Va. Repeal of Bad-Driver Fees Hits a Hidden Legal Bump

By Tim Craig and Anita Kumar
Washington Post Staff Writers
Tuesday, January 29, 2008

RICHMOND, Jan. 28 -- Efforts to repeal Virginia's controversial abusive-driving fees hit a snag Monday after lawmakers discovered a 130-year-old state Supreme Court ruling that prohibits lawmakers from ordering local courts to stop collection of fees or fines that have already been assessed.

Since the fees went into effect July 1 to help finance a transportation bill, more than 1,000 motorists convicted of felony and misdemeanor offenses have been ordered to pay the fees, which are assessed over three consecutive years. One option under review is to ask motorists to finish paying the installments and then issue a refund.

Several legislators say the complication, which comes as the House and Senate have been racing to make the repeal their first legislative achievement this year, is another sign that they made a mistake in establishing the fees last year.

"Had we asked these questions, had all of this been asked and answered in 2007, this bill would have never been approved by the legislature," said Sen. R. Edward Houck (D-Spotsylvania). "This is an example of bad legislation."

On Monday, the House tentatively approved a bill to repeal the fees as soon as Gov. Timothy M. Kaine (D) signs it into law. The Senate was expected to approve a similar bill Monday, but Democratic leaders put off a vote, possibly until today.

Senate Democrats had hoped to find a way to order the courts to stop collection of the second and third installments of the fees, which range from $750 to $3,050. But after consulting with the attorney general's office, Houck uncovered a Supreme Court opinion from 1878 that suggests such a move would be illegal.

In Ratcliffe v. Anderson, the Supreme Court stated that the General Assembly "oversteps its authority when it passes legislation to invalidate or otherwise reopen a court judgment or decrees." Subsequent rulings have been upheld, according to a memo distributed to lawmakers.

To get around the ruling, Houck said Monday night that he and the attorney general's office have developed a proposal that includes offering refunds to anyone who has paid the fee. The bill would also instruct the courts not to issue any fees to motorists who have been arrested but not convicted. Houck's proposal also instructs the Department of Motor Vehicles not to suspend drivers' licenses for failure to pay a fee.

But Houck said those who have already been assessed a fee would make their second- and third-year payments and then hope for a refund.

"The legal experts say there is no way we can just say folks don't have to follow the court order," Houck said.

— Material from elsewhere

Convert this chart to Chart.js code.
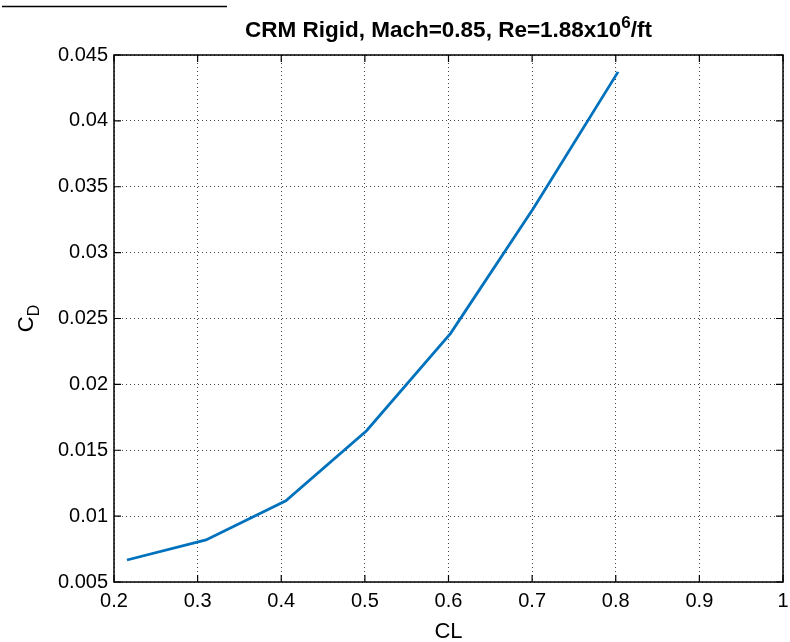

Sen. Kenneth W. Stolle (R-Virginia Beach) called Houck's refund suggestion "backwards."

Stolle said a better option would be to require those already assessed to seek an order from a judge saying they don't have to pay the remaining installments.

"What you have to do is vacate the order," said Stolle, a lawyer. "It is very, very complicated to reverse a criminal statute because you can't make it retroactive."

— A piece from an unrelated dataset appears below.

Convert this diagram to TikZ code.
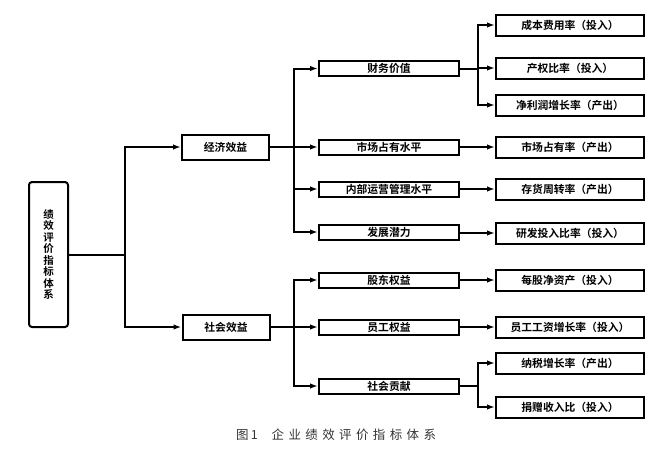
\documentclass[tikz,border=0pt]{standalone}
\usepackage{fontspec}
\setmainfont{Noto Sans CJK SC}[BoldFont={Noto Sans CJK SC Bold}]
\newfontfamily\capfont[LetterSpace=35]{Noto Sans CJK SC}
\usetikzlibrary{arrows.meta}
\begin{document}
\begin{tikzpicture}[x=1pt,y=-1pt,
  every node/.style={font=\bfseries\fontsize{10.8}{12}\selectfont},
  rootbox/.style={draw,line width=2pt,rounded corners=3pt,minimum width=39pt,minimum height=145pt,inner sep=0pt},
  lonebox/.style={draw,line width=2pt,minimum width=87pt,minimum height=25pt,inner sep=0pt},
  ltwobox/.style={draw,line width=2pt,minimum width=140pt,minimum height=15pt,inner sep=0pt},
  lthreebox/.style={draw,line width=2pt,minimum width=148pt,minimum height=21pt,inner sep=0pt},
  conn/.style={line width=2pt},
  arr/.style={line width=2pt,-{Latex[length=8pt,width=5.5pt]}}]
\useasboundingbox (0,0) rectangle (667,448);
% root
\node[rootbox,align=center,font=\bfseries\fontsize{10.5}{11.5}\selectfont] (root) at (48.5,254.5) {绩\\效\\评\\价\\指\\标\\体\\系};
% level 1
\node[lonebox] (e1) at (225.5,147) {经济效益};
\node[lonebox] (s1) at (226,327) {社会效益};
% level 2
\node[ltwobox] (a2) at (389,68.5) {财务价值};
\node[ltwobox] (b2) at (389,147) {市场占有水平};
\node[ltwobox] (c2) at (389,189) {内部运营管理水平};
\node[ltwobox] (d2) at (389,232) {发展潜力};
\node[ltwobox] (f2) at (389,280) {股东权益};
\node[ltwobox] (g2) at (389,327) {员工权益};
\node[ltwobox] (h2) at (389,386) {社会贡献};
% level 3
\node[lthreebox] (a3) at (570,25) {成本费用率（投入）};
\node[lthreebox] (b3) at (570,68) {产权比率（投入）};
\node[lthreebox] (c3) at (570,105) {净利润增长率（产出）};
\node[lthreebox] (d3) at (570,147) {市场占有率（产出）};
\node[lthreebox] (e3) at (570,189) {存货周转率（产出）};
\node[lthreebox] (f3) at (570,233) {研发投入比率（投入）};
\node[lthreebox] (g3) at (570,280) {每股净资产（投入）};
\node[lthreebox] (h3) at (570,327) {员工工资增长率（投入）};
\node[lthreebox] (i3) at (570,363) {纳税增长率（产出）};
\node[lthreebox] (j3) at (570,407) {捐赠收入比（投入）};
% root trunk
\coordinate (t0) at (125,254.5);
\draw[conn] (root.east) -- (t0);
\draw[arr] (t0) |- (e1.west);
\draw[arr] (t0) |- (s1.west);
% economic branch
\coordinate (t1) at (294,147);
\draw[conn] (e1.east) -- (t1);
\draw[arr] (t1) |- (a2.west);
\draw[arr] (t1) -- (b2.west);
\draw[arr] (t1) |- (c2.west);
\draw[arr] (t1) |- (d2.west);
% social branch
\coordinate (t2) at (294,327);
\draw[conn] (s1.east) -- (t2);
\draw[arr] (t2) |- (f2.west);
\draw[arr] (t2) -- (g2.west);
\draw[arr] (t2) |- (h2.west);
% level 2 to 3
\coordinate (t3) at (478,68.5);
\draw[conn] (a2.east) -- (t3);
\draw[arr] (t3) |- (a3.west);
\draw[arr] (t3) |- (b3.west);
\draw[arr] (t3) |- (c3.west);
\draw[arr] (b2.east) -- (d3.west);
\draw[arr] (c2.east) -- (e3.west);
\draw[arr] (d2.east) |- (f3.west);
\draw[arr] (f2.east) -- (g3.west);
\draw[arr] (g2.east) -- (h3.west);
\coordinate (t4) at (478,386);
\draw[conn] (h2.east) -- (t4);
\draw[arr] (t4) |- (i3.west);
\draw[arr] (t4) |- (j3.west);
% caption
\node[font=\capfont\fontsize{12.5}{14}\selectfont,text=black!80,anchor=west,inner sep=0pt] (cap) at (236,435) {图\,1\hspace{14pt}企业绩效评价指标体系};
\end{tikzpicture}
\end{document}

But Senate Democrats rejected Stolle's solution, arguing that motorists should not be burdened by having to return to court to get out of making their payments.

The House also wrestled Monday over what to do about those who are already paying the fees. House Democrats pushed for an amendment that would allow them not to pay. But the Republican majority, citing many of the same concerns that came up in the Senate, rejected the idea.

The House plan also scrapped a proposal that would have required Northern Virginia residents to pay sales tax on car purchases directly to the state instead of through dealers, a move the state Department of Transportation says could cause long lines at the DMV.

Del. Timothy D. Hugo (R-Fairfax), who sponsored Monday's bill, said the change was made in response to Kaine's concerns.

"I think the governor is concerned. I think that's fair to say. Highly concerned," he said. "What we were trying to do because of that concern is not have that DMV provision hang up the straight repeal of the abuser fee."

Car dealers, who are pushing for the proposal, are expected to continue to fight for it in the Senate.

As part of last year's transportation deal, there is a 1 percent tax assessed on car sales in Northern Virginia and Hampton Roads, in addition to Virginia's 3 percent tax on such sales.

Car dealers want buyers to pay the tax at the DMV, making it impossible for them to finance it.

Despite concerns from Kaine, legislators said they are confident that the DMV could handle the change and perhaps collect the taxes by mail or online.

"There are ways they can do that," Del. Kristen J. Amundson (D-Fairfax) said.